> **Work instructions**:
Show every line of the records below that contains the word "document".

> **Data section**:

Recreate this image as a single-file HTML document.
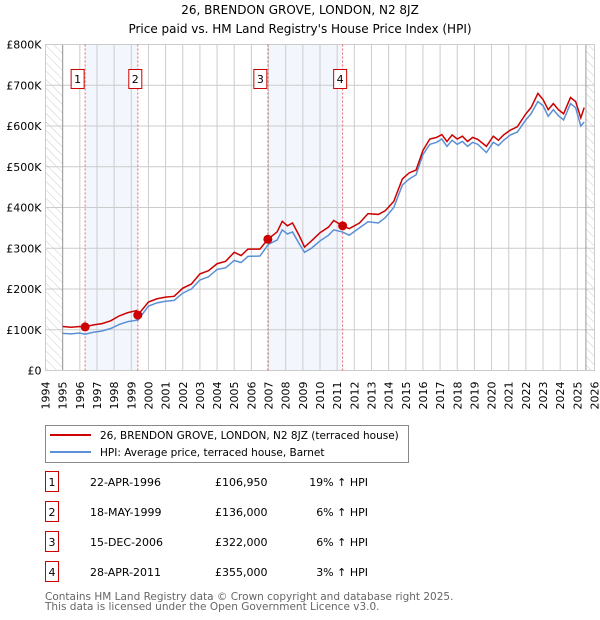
<!DOCTYPE html>
<html><head><meta charset="utf-8"><style>
body{margin:0;background:#fff;}
svg{display:block;font-family:"DejaVu Sans","Liberation Sans",sans-serif;}
</style></head><body>
<svg id="c" width="600" height="620" viewBox="0 0 600 620" xmlns="http://www.w3.org/2000/svg">
<defs><pattern id="hatch" width="6" height="6" patternUnits="userSpaceOnUse" patternTransform="rotate(-45)"><line x1="0" y1="0" x2="0" y2="6" stroke="#ccc" stroke-width="1"/></pattern></defs>
<text x="300" y="14" text-anchor="middle" font-size="12">26, BRENDON GROVE, LONDON, N2 8JZ</text>
<text x="300" y="33" text-anchor="middle" font-size="12">Price paid vs. HM Land Registry's House Price Index (HPI)</text>
<g id="plot"></g>
<g>
<rect x="45.5" y="425.5" width="363" height="37" fill="#fff" stroke="#888"/>
<line x1="50" y1="435" x2="91" y2="435" stroke="#cc0000" stroke-width="2"/>
<text x="100" y="439" font-size="10.5">26, BRENDON GROVE, LONDON, N2 8JZ (terraced house)</text>
<line x1="50" y1="452" x2="91" y2="452" stroke="#5b8fd6" stroke-width="2"/>
<text x="100" y="456" font-size="10.5">HPI: Average price, terraced house, Barnet</text>
</g>
<g id="table" font-size="11"></g>
<text x="45" y="600" font-size="10.5" fill="#666">Contains HM Land Registry data © Crown copyright and database right 2025.</text>
<text x="45" y="610" font-size="10.5" fill="#666">This data is licensed under the Open Government Licence v3.0.</text>
</svg>
<script>
const hpiYears=[1995,1995.5,1996,1996.3,1996.8,1997.3,1997.8,1998.3,1998.8,1999.4,2000,2000.5,2001,2001.5,2002,2002.5,2003,2003.5,2004,2004.5,2005,2005.4,2005.8,2006.5,2007,2007.5,2007.8,2008.1,2008.4,2008.8,2009.1,2009.5,2010,2010.5,2010.8,2011.3,2011.7,2012.3,2012.8,2013.4,2013.8,2014.3,2014.8,2015.2,2015.6,2016,2016.4,2016.8,2017.1,2017.4,2017.7,2018,2018.3,2018.6,2018.9,2019.2,2019.7,2020.1,2020.4,2020.7,2021.1,2021.5,2022,2022.3,2022.7,2023,2023.3,2023.6,2023.9,2024.2,2024.6,2024.9,2025.2,2025.4];
const hpiValues=[91,90,92,89,94,97,103,113,120,124,158,166,170,172,190,200,222,230,248,252,270,265,280,281,310,320,345,335,340,310,290,300,318,332,345,340,332,350,365,362,375,400,455,470,480,530,555,560,568,550,565,555,562,550,560,555,535,560,552,565,578,585,615,630,660,650,624,640,625,615,655,645,600,610];
const redYears=[1995,1995.5,1996,1996.3,1996.8,1997.3,1997.8,1998.3,1998.8,1999.3,1999.38,2000,2000.5,2001,2001.5,2002,2002.5,2003,2003.5,2004,2004.5,2005,2005.4,2005.8,2006.5,2006.96,2007.5,2007.8,2008.1,2008.4,2008.8,2009.1,2009.5,2010,2010.5,2010.8,2011.32,2011.7,2012.3,2012.8,2013.4,2013.8,2014.3,2014.8,2015.2,2015.6,2016,2016.4,2016.8,2017.1,2017.4,2017.7,2018,2018.3,2018.6,2018.9,2019.2,2019.7,2020.1,2020.4,2020.7,2021.1,2021.5,2022,2022.3,2022.7,2023,2023.3,2023.6,2023.9,2024.2,2024.6,2024.9,2025.2,2025.4];
const redValues=[108,106,108,107,112,115,122,134,142,147,136,168,176,180,182,202,212,237,245,262,268,290,282,298,298,322,340,366,355,362,330,303,318,338,352,368,355,348,362,385,383,392,415,470,485,492,540,568,572,579,562,578,568,575,562,572,567,550,575,565,578,590,598,630,645,680,665,640,655,640,630,670,660,620,645];
const saleYears=[1996.31,1999.38,2006.96,2011.32];
const saleValues=[106.95,136,322,355];
const saleLabels=["1","2","3","4"];
const saleDates=["22-APR-1996","18-MAY-1999","15-DEC-2006","28-APR-2011"];
const salePrices=["£106,950","£136,000","£322,000","£355,000"];
const saleHpi=["19% ↑ HPI","6% ↑ HPI","6% ↑ HPI","3% ↑ HPI"];
const yTicks=[0,100,200,300,400,500,600,700,800];
const yTickLabels=["£0","£100K","£200K","£300K","£400K","£500K","£600K","£700K","£800K"];
const xTicks=[1994,1995,1996,1997,1998,1999,2000,2001,2002,2003,2004,2005,2006,2007,2008,2009,2010,2011,2012,2013,2014,2015,2016,2017,2018,2019,2020,2021,2022,2023,2024,2025,2026];

const NS="http://www.w3.org/2000/svg";
const X0=45.5,X1=594.5,Y0=370.5,Y1=44.5;
const xs=y=>X0+(y-1994)/32*(X1-X0);
const ys=v=>Y0-v/800*(Y0-Y1);
const plot=document.getElementById('plot');
function mk(tag,attrs,parent){const e=document.createElementNS(NS,tag);for(const k in attrs)e.setAttribute(k,attrs[k]);(parent||plot).appendChild(e);return e;}
const s1=mk('rect',{x:xs(saleYears[0]),y:Y1,width:xs(saleYears[1])-xs(saleYears[0]),height:Y0-Y1,fill:'#f3f6fd'});


const s2=mk('rect',{x:xs(saleYears[2]),y:Y1,width:xs(saleYears[3])-xs(saleYears[2]),height:Y0-Y1,fill:'#f3f6fd'});


const h1=mk('rect',{x:X0,y:Y1,width:xs(1995)-X0,height:Y0-Y1,fill:'url(#hatch)'});


const h2=mk('rect',{x:xs(2025.5),y:Y1,width:X1-xs(2025.5),height:Y0-Y1,fill:'url(#hatch)'});


yTicks.forEach((t,i)=>{
  const g=mk('line',{x1:X0,x2:X1,y1:ys(t),y2:ys(t),stroke:'#ccc'});
  
  
  const l=mk('text',{x:X0-4,y:ys(t)+4,'text-anchor':'end','font-size':11});
  
  
  l.textContent=yTickLabels[i];
});
xTicks.forEach(t=>{
  const g=mk('line',{x1:xs(t),x2:xs(t),y1:Y1,y2:Y0,stroke:'#ccc'});
  
  
  const l=mk('text',{x:0,y:0,'text-anchor':'end','font-size':11,transform:`translate(${xs(t)+4},${Y0+11}) rotate(-90)`});
  
  
  l.textContent=t;
});
mk('line',{x1:xs(1995),x2:xs(1995),y1:Y1,y2:Y0,stroke:'#999'});
mk('line',{x1:xs(2025.5),x2:xs(2025.5),y1:Y1,y2:Y0,stroke:'#999'});
const border=mk('rect',{x:X0,y:Y1,width:X1-X0,height:Y0-Y1,fill:'none',stroke:'#ccc'});


saleYears.forEach((sy,i)=>{
  const v=mk('line',{x1:xs(sy),x2:xs(sy),y1:Y1,y2:Y0,stroke:'#ee6666','stroke-dasharray':'2,2'});
  
  
});
const hp=mk('polyline',{points:hpiYears.map((y,i)=>xs(y)+','+ys(hpiValues[i])).join(' '),fill:'none',stroke:'#5b8fd6','stroke-width':1.5});


const rp=mk('polyline',{points:redYears.map((y,i)=>xs(y)+','+ys(redValues[i])).join(' '),fill:'none',stroke:'#cc0000','stroke-width':1.5});


saleYears.forEach((sy,i)=>{
  const d=mk('circle',{cx:xs(sy),cy:ys(saleValues[i]),r:4.5,fill:'#cc0000'});
  
  
  const lx=[xs(sy)-13,xs(sy)-8,xs(sy)-13,xs(sy)-8][i];
  const b=mk('rect',{x:lx-1,y:69.5,width:13,height:19,fill:'#fff',stroke:'#cc0000'});
  
  
  const t=mk('text',{x:lx+5.5,y:83,'text-anchor':'middle','font-size':11});
  
  
  t.textContent=saleLabels[i];
});
const tb=document.getElementById('table');
saleLabels.forEach((s,i)=>{
  const y=482+i*30;
  const r=mk('rect',{x:45.5,y:y-10.5,width:13,height:20,fill:'#fff',stroke:'#cc0000'},tb);
  
  
  const cells=[[52,s,'middle'],[90,saleDates[i],'start'],[215,salePrices[i],'start'],[368,saleHpi[i],'end']];
  cells.forEach(c=>{
    const t=mk('text',{x:c[0],y:y+4,'text-anchor':c[2]},tb);
    
    
    t.textContent=c[1];
  });
});
</script>
</body></html>
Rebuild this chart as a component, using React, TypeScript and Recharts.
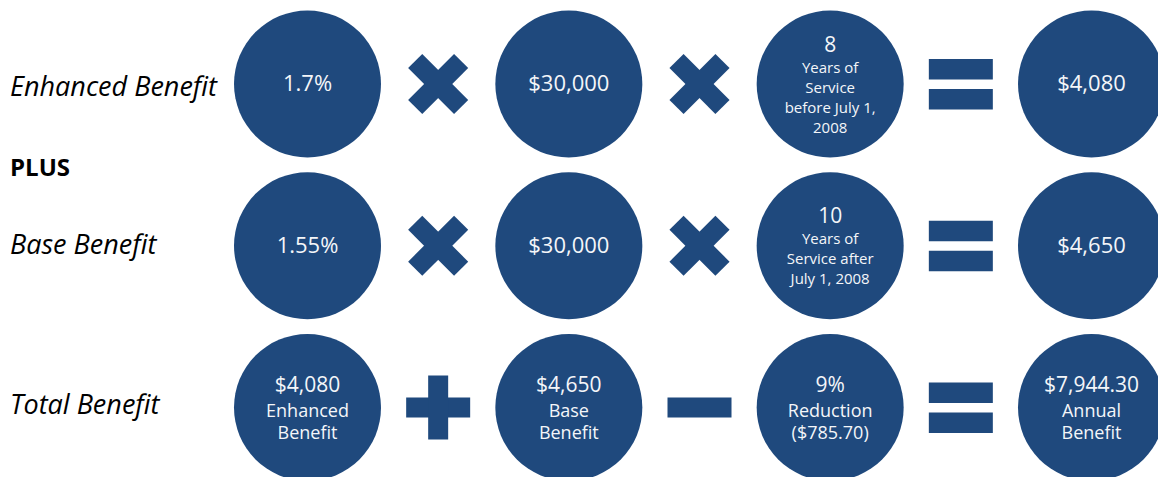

> **Full output**:
Recreate this image as a single-file HTML document.
const plot=document.getElementById('plot');
function mk(tag,attrs,parent){const e=document.createElementNS(NS,tag);for(const k in attrs)e.setAttribute(k,attrs[k]);(parent||plot).appendChild(e);return e;}
const tb=document.getElementById('table');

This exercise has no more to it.